# Win XP pro läßt sich nicht mehr installieren



## Lux65 (13. April 2003)

ich habe ein großes problem.
zuerst hatte ich windows xp professional und es lief auch alles wunderbar. nach einem patzer mit partition magic 8 habe ich das alles platt gemacht, mit fdisk die platte neu eingerichtet, doch win xp läßt sich nicht mehr installieren.

ich boote von der cd, das setup beginnt und dann nach einer weile beim kopieren der daten hängt sich der rechner auf.

win 98 und 2K lassen sich problemlos installieren, nur mit xp klappt es nicht mehr. weiß jemand rat ?


----------



## Neurodeamon (13. April 2003)

Schmeiss FDisk ins Datennirvana und benutz die XP-Setup-Tools zum Partitionieren. Sollte es immer noch nicht gehen -> low-level-format, dann sollte die Festplatte restlos von partitionstabellenresten befreit worden sein und spätestens jetzt sollte es gehen


----------



## Sebaz (13. April 2003)

Vielleicht wäre es auch gar nicht so dumm, mal zu gucken, ob die CD noch in Ordnung ist...

Ansonsten schkieße ich mich Neurodeamon an. Ein gründliches Formatieren mit den XP-Tools sollte aber eigentlich reichen...

Schöne Grüße

Sebaz


----------



## Lux65 (13. April 2003)

danke leute, aber ich habs endlich harausgefunden, woran es lag. übeltäter war die grafikkarte. angeblich ist sie nicht kompatibel. es ist eine gainward gforce 3 ti.

naja ... hab es mit der gforce 2mx probiert und es lief. tja nach langem durchtesten der verschiedenen komponenten, hab ich es geschafft 

trotzdem unlogisch, denn bei der ersten win xp installation, wo alles in ordnung war, war auch die gforce 3 von gainward drauf.

trotzdem danke für eure hilfe

bye ...


----------



## Neurodeamon (14. April 2003)

LOL, der ist gut    

Daran hätte ich jetzt nicht gedacht.


----------



## SilentWarrior (14. April 2003)

neurodeamon: wie geht denn das mit dem low-level-format? weil ich hab nen ähnliches prob, nur halt mit linux.


----------



## Neurodeamon (14. April 2003)

Ein Low-Level Format ist üblicherweise im Bios eingebaut oooooder wird beim Hersteller der Festplatte als Utility angeboten.

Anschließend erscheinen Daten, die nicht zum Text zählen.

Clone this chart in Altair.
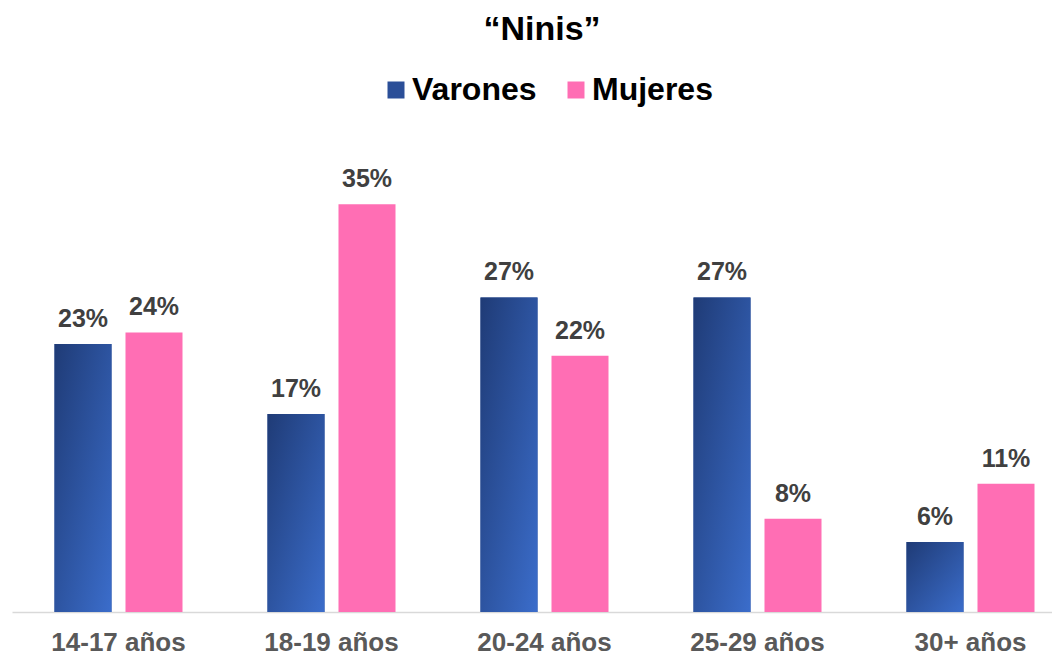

Low-Level-Format sollte als allerletzte Möglichkeit betrachtet werden, meistens kann man Probleme beheben, indem man die Tools verwendet, die für das Betriebsystem vorgesehen sind, das man installieren möchte. WinXP -> die Partitionierungssoftware auf der Setup-CD (es wird vor der Installation gefragt ob man das tun möchte). Für die meisten aktuellen Linux-Dists. dürfte ebenso eine solche Software im Setup verfügbar sein (RedHat/Suse/Debian/etc.)

Low-Level-Formatierungen können die Festplatte bei falscher Anwendung SCHÄDIGEN und UNBRAUCHBAR machen.

Ich wollte es nur mal gesagt haben.


----------